The group – including Delicious founder Joshua Schachter, Punchfork founder Jeff Miller, Hotornot.com founder Jim Young (all three from the San Francisco Bay Area), Duck Duck Go founder Gabriel Weinberg (Philadelphia), and Rodenstein – tapped startup advisor and former VC Simeon Simeonov for help with researching strategies for early-stage private investors doing three to five deals a year.

The group’s formation was first reported last week on Miller’s blog. It’s currently close to closing its first two investments – one of which is in Boston, in the mobile space. Rodenstein, currently running a local group at AOL that reports to AOL Ventures founder and executive vice president Jon Brod, is the group’s only Boston-based investor. Rodenstein's Going Inc. was bought by AOL last June. He talked with Mass High Tech reporter Galen Moore about the group’s investment strategy.

MHT: You did some research before forming this group. What did you find?

Roy Rodenstein: The modeling that Jeff Miller did and (Simeonov) pretty much backed it up is, you probably want to be in a position to do at least about 10 investments to reduce your chance of most of them blowing up. To have at least a 50 or 60 percent chance of at least breaking even. If you only do five, it’s quite possible just through sheer luck that all five of them will blow up. Ten to 20 looks to be an ideal number.

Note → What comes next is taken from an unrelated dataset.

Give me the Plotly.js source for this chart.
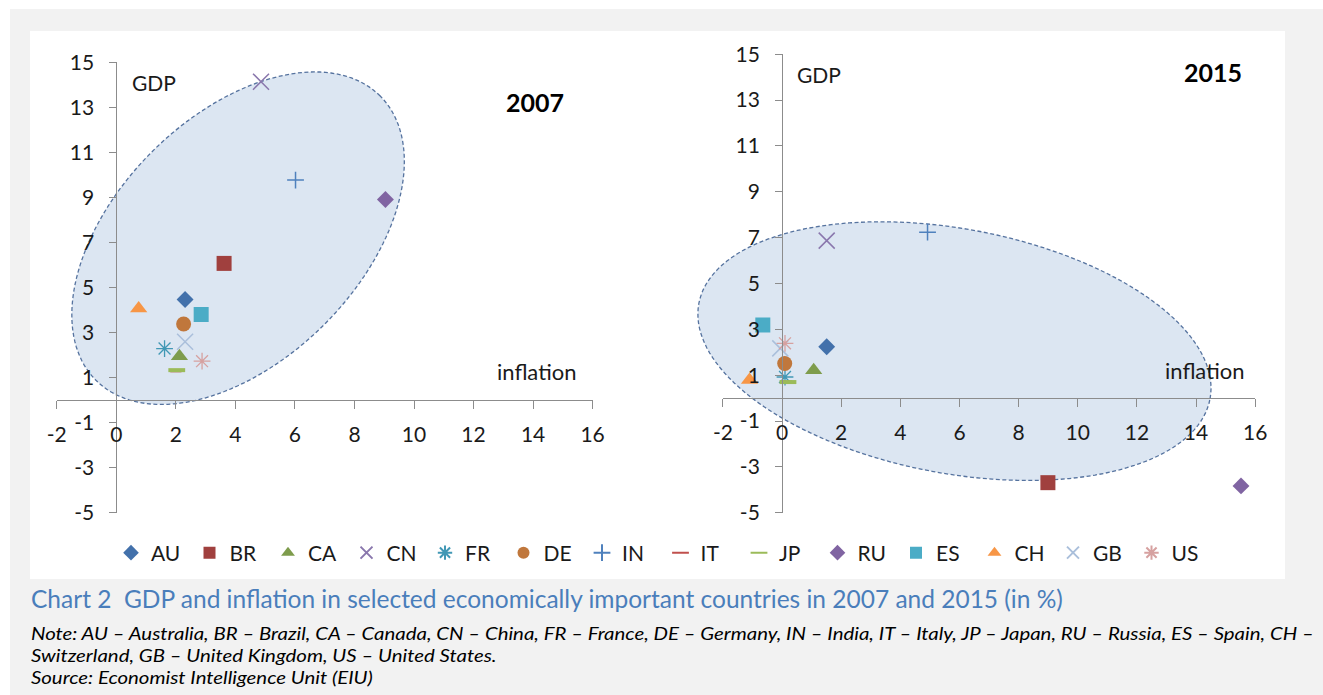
<!DOCTYPE html>
<html><head><meta charset="utf-8">
<script src="https://cdn.plot.ly/plotly-3.0.1.min.js"></script>
<style>html,body{margin:0;padding:0;background:#fff}#chart{width:1323px;height:695px}</style>
</head><body><div id="chart"></div>
<script>
// ---------- data ----------
const countries = ['AU','BR','CA','CN','FR','DE','IN','IT','JP','RU','ES','CH','GB','US'];
const inflation2007 = [2.31, 3.62, 2.12, 4.86, 1.62, 2.26, 6.02, 2.00, 2.03, 9.04, 2.85, 0.75, 2.31, 2.88];
const gdp2007       = [4.47, 6.07, 1.95, 14.14, 2.29, 3.38, 9.77, 1.30, 1.33, 8.91, 3.80, 4.07, 2.59, 1.73];
const inflation2015 = [1.51, 8.99, 1.07, 1.51, 0.10, 0.09, 4.92, 0.15, 0.20, 15.52, -0.65, -1.10, -0.06, 0.10];
const gdp2015       = [2.24, -3.69, 1.22, 6.87, 0.92, 1.51, 7.24, 0.70, 0.70, -3.83, 3.19, 0.79, 2.17, 2.39];
const xTicks = [-2, 0, 2, 4, 6, 8, 10, 12, 14, 16];
const yTicks = [-5, -3, -1, 1, 3, 5, 7, 9, 11, 13, 15];
const years = ['2007', '2015'];

// ---------- styles ----------
const symbols = ['diamond','square','triangle-up','x-thin-open','asterisk-open','circle','cross-thin-open',
                 'line-ew-open','line-ew-open','diamond','square','triangle-up','x-thin-open','asterisk-open'];
const colors  = ['#4371ab','#a0403e','#7e9c4c','#8a77ad','#4198b5','#c0773c','#4f81bd',
                 '#c0504d','#9bbb59','#8064a2','#4bacc6','#f79646','#aabfdb','#d6a1a0'];
const sizes   = [13, 15, 15, 16, 14, 15, 12, 8, 12, 13, 15, 15, 16, 14];
const lineW   = [0, 0, 0, 1.5, 1.3, 0, 1.5, 3, 4, 0, 0, 0, 1.5, 1.3];

const FONT = 'Lato, "Open Sans", sans-serif';
const W = 1323, H = 695;
const px = v => v / W;
const py = v => 1 - v / H;
const xr = [-2, 16], yr = [-5, 15];
const panels = [
  {x0: 56.8, x1: 592.6, yTop: 62.3, yBot: 512.7},
  {x0: 722.9, x1: 1255.2, yTop: 54.3, yBot: 512.7}
];

// ellipse outline (decoration) built in paper space so it is not clipped by the plot area
function ellipsePath(p, cx, cy, a, b, deg) {
  const sx = (p.x1 - p.x0) / (xr[1] - xr[0]);
  const sy = (p.yBot - p.yTop) / (yr[1] - yr[0]);
  const cpx = p.x0 + (cx - xr[0]) * sx;
  const cpy = p.yBot - (cy - yr[0]) * sy;
  const th = deg * Math.PI / 180;
  let d = '';
  for (let k = 0; k <= 160; k++) {
    const t = 2 * Math.PI * k / 160;
    const ex = a * Math.cos(t) * Math.cos(th) - b * Math.sin(t) * Math.sin(th);
    const ey = a * Math.cos(t) * Math.sin(th) + b * Math.sin(t) * Math.cos(th);
    d += (k ? 'L' : 'M') + px(cpx + ex).toFixed(5) + ',' + py(cpy - ey).toFixed(5);
  }
  return d + 'Z';
}

const traces = [];
[[inflation2007, gdp2007, 'x', 'y', true], [inflation2015, gdp2015, 'x2', 'y2', false]].forEach(([xs, ys, xa, ya, show]) => {
  countries.forEach((c, i) => {
    traces.push({
      type: 'scatter', mode: 'markers', name: c, legendgroup: c, showlegend: show,
      x: [xs[i]], y: [ys[i]], xaxis: xa, yaxis: ya, cliponaxis: false,
      marker: {symbol: symbols[i], color: colors[i], size: sizes[i],
               line: {color: colors[i], width: lineW[i]}},
      hovertemplate: c + ': inflation %{x}, GDP %{y}<extra></extra>'
    });
  });
});

function axisPair(p) {
  const xd = [px(p.x0), px(p.x1)];
  const yd = [py(p.yBot), py(p.yTop)];
  const xPos = yd[0] + (0 - yr[0]) / (yr[1] - yr[0]) * (yd[1] - yd[0]);
  const yPos = xd[0] + (0 - xr[0]) / (xr[1] - xr[0]) * (xd[1] - xd[0]);
  const common = {showgrid: false, zeroline: false, showline: true, linecolor: '#8c8c8c', linewidth: 1,
                  ticks: 'outside', tickcolor: '#8c8c8c', tickwidth: 1, ticklen: 8,
                  tickfont: {family: FONT, size: 21, color: '#1a1a1a'}, fixedrange: true};
  return [
    Object.assign({}, common, {domain: xd, range: xr, anchor: 'free', position: xPos,
      tickmode: 'array', tickvals: xTicks, ticktext: xTicks.map(String), ticklabelstandoff: 8}),
    Object.assign({}, common, {domain: yd, range: yr, anchor: 'free', position: yPos, ticklen: 7,
      tickmode: 'array', tickvals: yTicks, ticktext: yTicks.map(String), ticklabelstandoff: 11})
  ];
}
const [xa1, ya1] = axisPair(panels[0]);
const [xa2, ya2] = axisPair(panels[1]);

// text fitting helper (caption)
const cv = document.createElement('canvas').getContext('2d');
function fit(text, target, base) {
  cv.font = base + 'px ' + FONT;
  return base * target / cv.measureText(text).width;
}
const captionText = 'Chart 2  GDP and inflation in selected economically important countries in 2007 and 2015 (in %)';
const note1 = 'Note: AU – Australia, BR – Brazil, CA – Canada, CN – China, FR – France, DE – Germany, IN – India, IT – Italy, JP – Japan, RU – Russia, ES – Spain, CH –';
const note2 = 'Switzerland, GB – United Kingdom, US – United States.';
const note3 = 'Source: Economist Intelligence Unit (EIU)';
const capSize = Math.min(25, fit(captionText, 1034, 24));
const NOTE_TARGET = 1284;

const ellLine = {color: '#56739f', width: 1.3, dash: '4px,2.5px'};
const ellFill = 'rgba(185,205,229,0.5)';

const layout = {
  width: W, height: H, margin: {l: 0, r: 0, t: 0, b: 0},
  paper_bgcolor: '#ffffff', plot_bgcolor: 'rgba(0,0,0,0)',
  font: {family: FONT, color: '#1a1a1a'},
  xaxis: xa1, yaxis: ya1, xaxis2: xa2, yaxis2: ya2,
  showlegend: true,
  legend: {orientation: 'h', x: px(111), y: py(553), xanchor: 'left', yanchor: 'middle',
           font: {family: FONT, size: 21, color: '#1a1a1a'}, itemsizing: 'constant',
           entrywidth: 33.5, entrywidthmode: 'pixels',
           bgcolor: 'rgba(0,0,0,0)', traceorder: 'normal'},
  shapes: [
    {type: 'rect', xref: 'paper', yref: 'paper', x0: px(10), x1: 1, y0: 0, y1: py(9),
     fillcolor: '#f2f2f2', line: {width: 0}, layer: 'below'},
    {type: 'rect', xref: 'paper', yref: 'paper', x0: px(30), x1: px(1285), y0: py(579), y1: py(31),
     fillcolor: '#ffffff', line: {width: 0}, layer: 'below'},
    {type: 'path', xref: 'paper', yref: 'paper', path: ellipsePath(panels[0], 4.09, 7.19, 201, 122, 45),
     fillcolor: ellFill, line: ellLine, layer: 'below'},
    {type: 'path', xref: 'paper', yref: 'paper', path: ellipsePath(panels[1], 5.83, 2.05, 260, 122.3, -10.57),
     fillcolor: ellFill, line: ellLine, layer: 'below'}
  ],
  annotations: [
    {xref: 'x', yref: 'y', x: 0.45, y: 14.1, text: 'GDP', showarrow: false, xanchor: 'left', yanchor: 'middle', font: {size: 21}},
    {xref: 'x2', yref: 'y2', x: 0.45, y: 14.1, text: 'GDP', showarrow: false, xanchor: 'left', yanchor: 'middle', font: {size: 21}},
    {xref: 'x', yref: 'y', x: 14.06, y: 13.24, text: '<b>' + years[0] + '</b>', showarrow: false, font: {size: 25, color: '#000'}},
    {xref: 'x2', yref: 'y2', x: 14.58, y: 14.23, text: '<b>' + years[1] + '</b>', showarrow: false, font: {size: 25, color: '#000'}},
    {xref: 'x', yref: 'y', x: 14.13, y: 1.28, text: 'inflation', showarrow: false, font: {size: 22}},
    {xref: 'x2', yref: 'y2', x: 14.27, y: 1.22, text: 'inflation', showarrow: false, font: {size: 22}},
    {xref: 'paper', yref: 'paper', x: px(29), y: py(598), text: captionText.replace('  ', '&nbsp; '), showarrow: false,
     xanchor: 'left', yanchor: 'middle', font: {size: capSize, color: '#4a7ebb'}},
    {xref: 'paper', yref: 'paper', x: px(29), y: py(621),
     text: '<i>' + note1 + '<br>' + note2 + '<br>' + note3 + '</i>', showarrow: false,
     xanchor: 'left', yanchor: 'top', align: 'left', font: {size: 17, color: '#000'}}
  ]
};

const gd = document.getElementById('chart');
Plotly.newPlot(gd, traces, layout, {displayModeBar: false, staticPlot: true}).then(() => {
  // widen the note block horizontally so its first line spans the reference width
  const anns = gd.querySelectorAll('.annotation-text');
  const noteEl = anns[anns.length - 1];
  const w = noteEl.getBBox().width;
  if (w > 0) {
    const k = Math.max(1, Math.min(1.3, NOTE_TARGET / w));
    noteEl.style.transformBox = 'fill-box';
    noteEl.style.transformOrigin = '0% 50%';
    noteEl.style.transform = 'scaleX(' + k.toFixed(4) + ')';
  }
});
</script>
</body></html>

MHT: How can small angels hope to hang on and get a meaningful return at exit, as portfolio companies move on to bigger rounds with VCs?

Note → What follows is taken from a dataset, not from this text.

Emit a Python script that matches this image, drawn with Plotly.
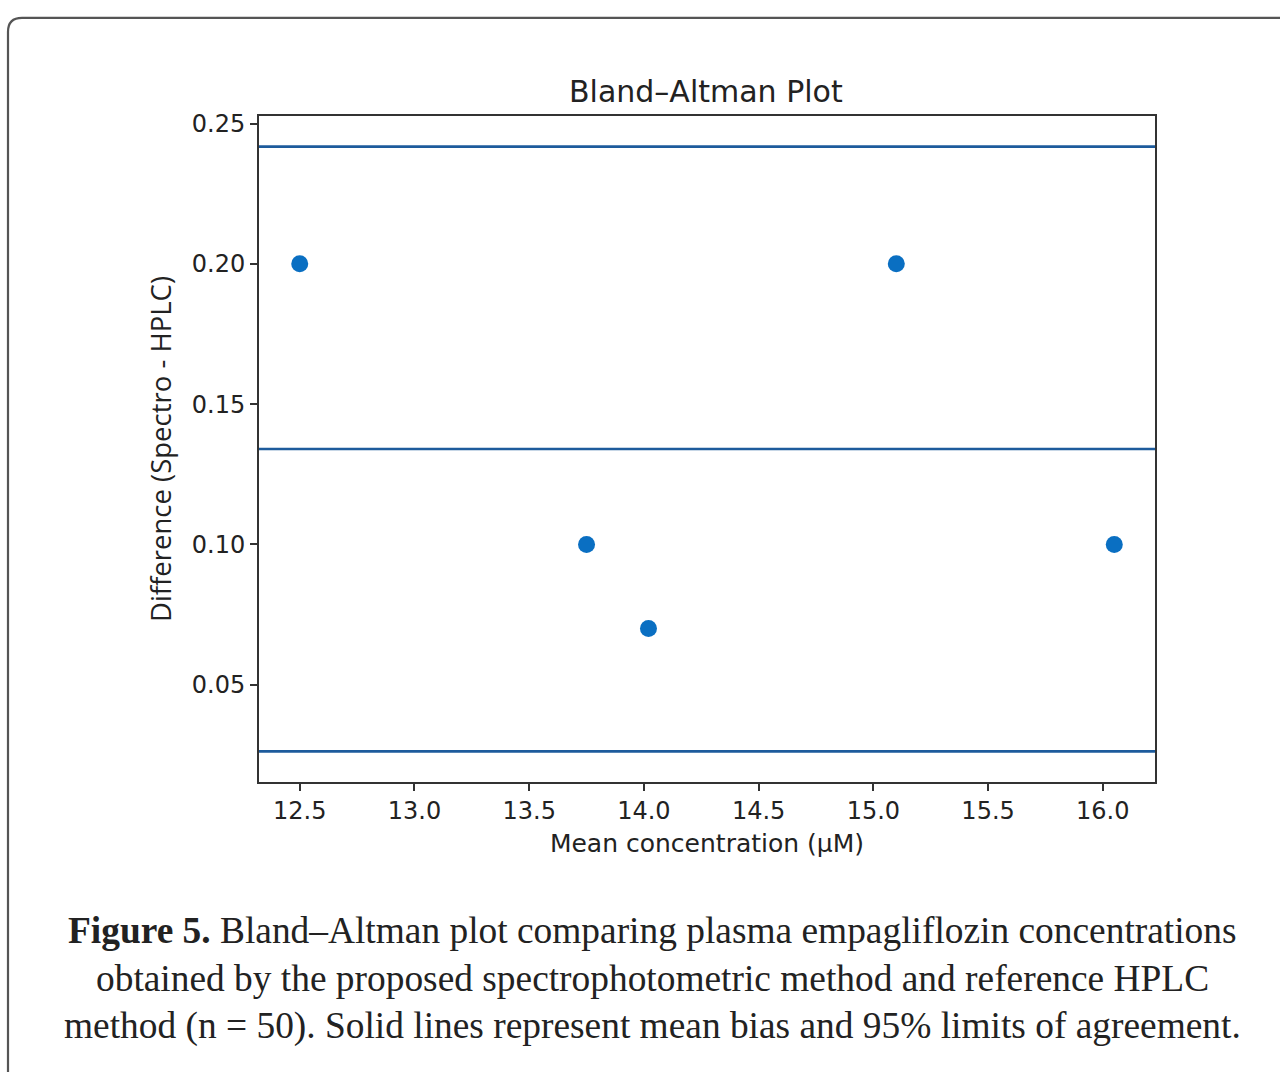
import numpy as np
import plotly.graph_objects as go

# Data
mean_conc = [12.5, 13.75, 14.02, 15.1, 16.05]
difference = [0.20, 0.10, 0.07, 0.20, 0.10]
x_ticks = [12.5, 13.0, 13.5, 14.0, 14.5, 15.0, 15.5, 16.0]
y_ticks = [0.05, 0.10, 0.15, 0.20, 0.25]

title_text = "Bland–Altman Plot"
x_title = "Mean concentration (μM)"
y_title = "Difference (Spectro - HPLC)"
caption_lines = [
    "<b>Figure 5.</b> Bland–Altman plot comparing plasma empagliflozin concentrations",
    "obtained by the proposed spectrophotometric method and reference HPLC",
    "method (n = 50). Solid lines represent mean bias and 95% limits of agreement.",
]

W, H = 1280, 1072
diffs = np.array(difference)
bias = diffs.mean()
sd = diffs.std()
loa_hi = bias + 1.96 * sd
loa_lo = bias - 1.96 * sd

def padded(lo, hi, m=0.05):
    r = hi - lo
    return [lo - m * r, hi + m * r]

xr = padded(min(mean_conc), max(mean_conc))
yr = padded(min(min(difference), loa_lo), max(max(difference), loa_hi))

def px(x):
    return x / W

def py(y):
    return 1 - y / H

fig = go.Figure()
fig.add_trace(go.Scatter(
    x=mean_conc, y=difference, mode="markers",
    marker=dict(size=17, color="#0a6fc2", line=dict(width=0)),
    showlegend=False, hoverinfo="skip",
))

for v in [loa_hi, bias, loa_lo]:
    fig.add_shape(type="line", xref="x domain", yref="y", x0=0, x1=1, y0=v, y1=v,
                  line=dict(color="#1d5b9c", width=2.6), layer="above")

tickfont = dict(family="DejaVu Sans", size=24, color="#222")
fig.update_xaxes(
    domain=[px(259), px(1155)], range=xr, tickvals=x_ticks,
    ticktext=[f"{t:.1f}" for t in x_ticks],
    showgrid=False, zeroline=False, showline=True, mirror=True,
    linecolor="#333", linewidth=2, ticks="outside", ticklen=7, tickwidth=1.5,
    tickcolor="#333", tickfont=tickfont,
    title=dict(text=x_title, font=dict(family="DejaVu Sans", size=25, color="#222"), standoff=10),
)
fig.update_yaxes(
    domain=[py(780), py(111)], range=yr, tickvals=y_ticks,
    ticktext=[f"{t:.2f}" for t in y_ticks],
    showgrid=False, zeroline=False, showline=True, mirror=True,
    linecolor="#333", linewidth=2, ticks="outside", ticklen=7, tickwidth=1.5,
    tickcolor="#333", tickfont=tickfont,
    title=dict(text=y_title, font=dict(family="Open Sans", size=27.5, color="#222"), standoff=12),
)

# Rounded border around the figure panel
r = 14
x0, y0, x1, y1 = 8, 12, 1300, 1100
path = (f"M {px(x0)},{py(y1)} L {px(x0)},{py(y0 + r)} "
        f"Q {px(x0)},{py(y0)} {px(x0 + r)},{py(y0)} L {px(x1)},{py(y0)}")
fig.add_shape(type="path", xref="paper", yref="paper", path=path,
              line=dict(color="#555", width=2.2), layer="below")

fig.add_annotation(text=title_text, xref="paper", yref="paper", x=px(706), y=py(86),
                   xanchor="center", yanchor="middle", showarrow=False,
                   font=dict(family="DejaVu Sans", size=30, color="#222"))

for i, line in enumerate(caption_lines):
    fig.add_annotation(text=line, xref="paper", yref="paper", x=px(652), y=py(930 + 48 * i),
                       xanchor="center", yanchor="middle", showarrow=False,
                       font=dict(family="Liberation Serif", size=37.4, color="#222"))

fig.update_layout(
    width=W, height=H, margin=dict(l=0, r=0, t=0, b=0),
    paper_bgcolor="white", plot_bgcolor="white",
)

fig.write_html("out.html")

RR: We’re probably not going to be in a position to do a lot of follow-ons. If they go to the millions in a VC round, we’re probably not going to be able to do that. One, we want to look at valuations in the $300,000 to $400,000 range. We feel if the company ends up exiting for $20 million or $50 million, we still have a decent chance of return, even if we do get watered down a little bit. Two, we are looking at companies that have a clear path to revenue.

MHT: What areas are you personally interested in?

RR: I’m definitely looking a little more at consumer and mobile. There’s a lot of point apps that are trying to provide some utility. I think they’re fine, but I don’t know if they have enough value to become real businesses. And then there’s a couple of spaces that are hot but perhaps becoming overcrowded. One is the discounts – local deals and local discounts.

MHT: Why ‘hacker’?

RR: We do focus on people that are hackers and are really pushing the product forward rather than just pure concepts or people looking for co-founders to execute. The ideal scenario for us is getting in very early because we can provide a lot more support and advice. We’re comfortable with a little more high risk.

 

Editor's Note: An earlier version of this article used a misleading headline. Please note that Hacker Angels has not yet made any investments.